ADR-026: Typed event contracts + Kafka consumer rules
- Status: Accepted
- Date: 2026-06-20
- Deciders: Principal Architect, Engineering Lead
- Relates to: ADR-008, ADR-011, ADR-017, ADR-020, ADR-022
Context
DemozPay already emits ~110 domain events through the transactional outbox, but they are stringly-typed with unknown payloads and consumed only by in-process Postgres pollers. As the platform grows to many products and many subscribers (Wallet, Savings, BNPL, Risk, Analytics, multiple banks), un-versioned anonymous payloads become a silent-failure surface: a producer changing a field breaks money consumers with no compile-time or CI signal. We are also committing to Kafka as the event backbone (amends ADR-017's "dormant" stance), which only becomes safe with governed contracts + explicit consumer guarantees.
Decision
1. Every published event is a typed, versioned contract.
- One registry (
@demoz-pay/shared-eventsEventRegistry) declares each event type → payload shape;appendDomainEvent()is the typed publish path. An event cannot be published unless declared. No anonymous JSON. - Naming
demoz.<context>.<aggregate>.<event>.v<major>; one producer owns each type. - Every event carries an envelope:
eventId,occurredAt,tenantId,schemaVersion,correlationId,causationId?,source. - The registry is the source for protobuf generation in
packages/contracts; CI enforcesBACKWARDcompatibility (ADR-020/022). - Money fields are base-10 santim strings.
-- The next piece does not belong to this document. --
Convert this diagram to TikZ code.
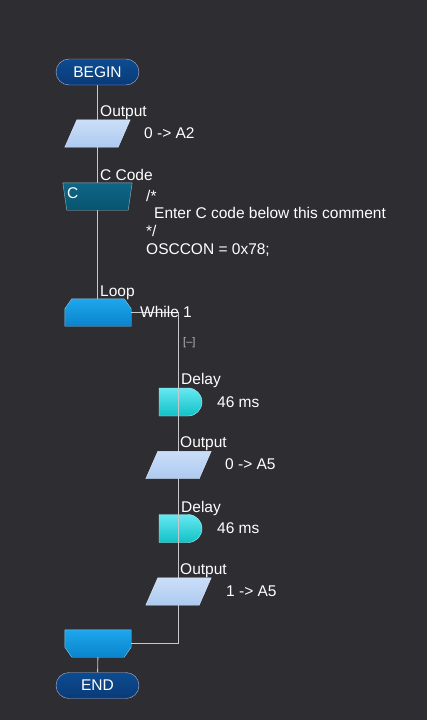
\documentclass[tikz,border=0pt]{standalone}
\usepackage{fontspec}
\setmainfont{Liberation Sans}
\usepackage{tikz}
\usetikzlibrary{shapes.misc}
\definecolor{fcbg}{HTML}{2D2D32}
\definecolor{fcwire}{HTML}{C8C8CC}
\definecolor{fcnavy}{HTML}{0C4C90}
\definecolor{fcnavyd}{HTML}{0A3A78}
\definecolor{fcteal}{HTML}{0E6686}
\definecolor{fcteald}{HTML}{08546F}
\definecolor{fcblue}{HTML}{1EA6EC}
\definecolor{fcblued}{HTML}{0A84CC}
\definecolor{fccyan}{HTML}{66E8F2}
\definecolor{fccyand}{HTML}{10C2C6}
\definecolor{fcpale}{HTML}{CADEF8}
\definecolor{fcpaled}{HTML}{AECAF0}

\begin{document}
\begin{tikzpicture}[
  x=1pt, y=-1pt,
  font=\fontsize{15.5}{17.7}\selectfont,
  wire/.style={draw=fcwire, line width=0.9pt},
  terminal/.style={
    rounded rectangle,
    draw=fcwire!90!blue,
    top color=fcnavy, bottom color=fcnavyd,
    minimum width=83pt, minimum height=26pt,
    inner sep=0pt, text=white
  },
  slot/.style={inner sep=0pt, minimum width=#1, minimum height=27pt},
  slot/.default=65pt,
  iofill/.style={draw=fcpale!60!white, top color=fcpale, bottom color=fcpaled},
  codefill/.style={draw=fcteal!45!white, top color=fcteal, bottom color=fcteald},
  loopfill/.style={draw=fcblue!55!white, top color=fcblue, bottom color=fcblued},
  delaybox/.style={
    rounded rectangle, rounded rectangle left arc=none,
    draw=fccyan!55!white,
    top color=fccyan, bottom color=fccyand,
    minimum width=45pt, minimum height=28pt,
    inner sep=1pt
  },
  caption/.style={anchor=base west, inner sep=0pt, text=white}
]
\fill[fcbg] (0,0) rectangle (427,720);

% main column
\draw[wire] (97.5,72) -- (97.5,312.5);
\node[terminal] (begin) at (97.5,72) {BEGIN};
\node[slot] (outa) at (97.5,133.5) {};
\node[slot=69pt] (ccode) at (97.5,196.5) {};
\node[slot=66pt] (loop) at (98,312.5) {};
\node[slot=66pt] (loopend) at (98,643.5) {};
\node[terminal] (end) at (97.5,685.5) {END};
\draw[wire] (loopend) -- (end);

\draw[codefill] (ccode.north west) -- (ccode.north east)
  -- ([xshift=-4pt]ccode.south east) -- ([xshift=4pt]ccode.south west) -- cycle;
\draw[loopfill] (loop.south west) -- ([yshift=-10pt]loop.north west)
  -- ([xshift=7pt]loop.north west) -- ([xshift=-7pt]loop.north east)
  -- ([yshift=-10pt]loop.north east) -- (loop.south east) -- cycle;
\draw[loopfill] (loopend.north west) -- ([yshift=10pt]loopend.south west)
  -- ([xshift=7pt]loopend.south west) -- ([xshift=-7pt]loopend.south east)
  -- ([yshift=10pt]loopend.south east) -- (loopend.north east) -- cycle;

% loop body
\node[delaybox] (delaya) at (180.5,402) {};
\node[delaybox] (delayb) at (180.5,528.5) {};
\coordinate (turn) at (178,312.5);
\draw[wire] (loop.east) -- (turn) |- (loopend.east);
\node[slot] (outb) at (178.5,465) {};
\node[slot] (outc) at (178.5,591.5) {};

\foreach \io in {outa,outb,outc}
  \draw[iofill] (\io.south west) -- ([xshift=12pt]\io.north west)
    -- (\io.north east) -- ([xshift=-12pt]\io.south east) -- cycle;

% labels
\node[caption] (outalabel) at (100,116) {Output};
\node[caption] (outatext) at (144,138) {0 -> A2};
\node[caption] (ccodelabel) at (100,180) {C Code};
\node[caption] (ccodetag) at (67,198) {C};
\node[caption] (comment1) at (146,201) {/*};
\node[caption] (comment2) at (154,218) {Enter C code below this comment};
\node[caption] (comment3) at (146,236) {*/};
\node[caption] (comment4) at (146,254) {OSCCON = 0x78;};
\node[caption] (looplabel) at (100,296) {Loop};
\node[caption] (looptext) at (140,317) {While 1};
\node[caption, text=fcwire!80!gray, font=\fontsize{11}{13}\selectfont] (fold) at (183,345) {[--]};
\node[caption] (delayalabel) at (181,384) {Delay};
\node[caption] (delayatext) at (217,407) {46 ms};
\node[caption] (outblabel) at (180,447) {Output};
\node[caption] (outbtext) at (225,469) {0 -> A5};
\node[caption] (delayblabel) at (181,512) {Delay};
\node[caption] (delaybtext) at (217,533) {46 ms};
\node[caption] (outclabel) at (180,574) {Output};
\node[caption] (outctext) at (226,596) {1 -> A5};
\end{tikzpicture}
\end{document}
2. The transactional outbox is the only publish path. Business code never calls a Kafka producer directly (no dual-write); it writes the event in the same DB tx as the state change (ADR-008); a relay ships outbox → Kafka.
3. Consumer contract (mandatory): at-least-once delivery + idempotent consumers (dedup on eventId) = effective-once; per-consumer DLQ with bounded retry + alert + replay; per-aggregate ordering via partition key (cross-aggregate order never assumed); producers never reference consumers.
3a. Dedup is Postgres, not Redis. The eventId dedup is a processed_event(consumer, eventId) row written in the same tx as the consumer's state change (insert-or-skip on the PK) — transactional with the work, restart-safe, zero new infra. We deliberately do not introduce Redis (or any external store) for event dedup/DLQ. This is scoped to the event path, not a platform ban — Redis remains the cache/ephemeral tier (ADR-027). Revisit only with a measured throughput reason and a follow-up ADR.
Alternatives considered
- Keep stringly-typed events — rejected: undetectable drift across a multi-service money platform.
- Publish straight to Kafka from services — rejected: dual-write loses the atomicity the outbox guarantees.
- Exactly-once semantics — rejected as cross-service myth; idempotent consumers are the real guarantee.
Consequences
- Positive: payload drift caught at compile time + CI; new services subscribe without touching producers; correlation/causation make a whole flow traceable; safe Kafka activation.
- Negative / accepted: every consumer must be written idempotent (a real discipline cost for money flows); migrating ~110 existing string events to the registry is phased work; an envelope must be threaded everywhere.
- Follow-ups: seed the registry with the core money events; generate protobuf; stand up the relay; migrate one flow (payroll→repayment) as the proof (see MIGRATION_PLAN.md).
Revisit when
- A third language needs to consume events (registry must generate its stubs).
- Throughput needs partition/topic changes (revisit keys + partition counts).